Optimum Performance of Vanadyl Pyrophosphate Catalysts

Abstract

A scheme is proposed for the dynamic, catalytically active vanadium-phosphorus-mixed oxide surface of industrially used catalysts for the selective oxidation of n-butane to maleic anhydride. Surface species interconvert as function of operation conditions which leads to dynamic changes of the reactor performance on the time scale of hours to days if not controlled properly. This scheme is used as basis for a two-dimensional, heterogeneous reactor model describing the observed performance changes as function of the underlying phosphorus surface dynamics. The dynamic model comprises two reversible reactions: slow phosphorus adsorption, and water adsorption reaching its equilibrium faster.
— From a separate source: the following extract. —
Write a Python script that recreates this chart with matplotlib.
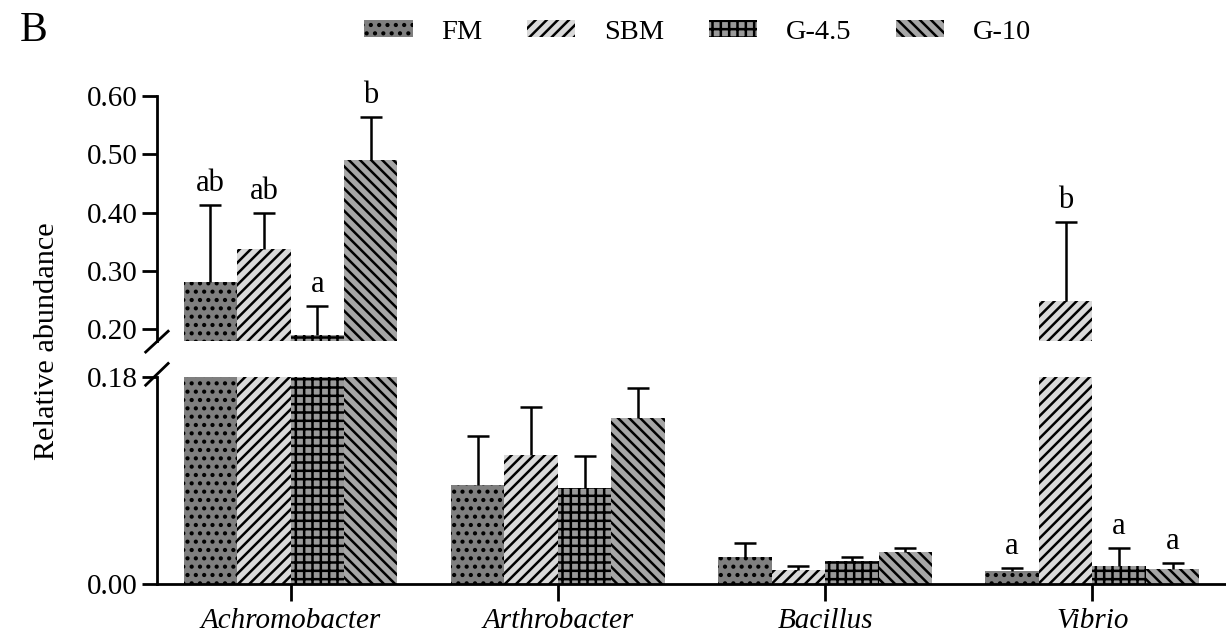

The formation rate of catalytically active species on the surface of vanadyl pyrophosphate is proportional to the actual number of inactive surface sites and the surface concentration of water being in agreement with literature mechanisms according to which water drives the vanadyl pyrophosphate system into a two-dimensional surface state facilitating the mobility of the three oxygen atoms necessary for the conversion of n-butane to MA. This activation process on the other hand is inhibited by a surplus of surface phosphorus increasingly destroying/blocking the sites. The kinetic model distinguishes explicitly between the intrinsic kinetics and phosphorus/water induced activity dynamics. In the presented study all phosphorus and water related processes appeared to be completely reversible, and the developed reactor model fully describes dynamic performance changes up to 400 h on stream. Irreversible long-term changes of catalyst performance, induced by e.g., bulk diffusion of phosphorus, or crystalline phase transitions, are not included in the model and hence need future investigation.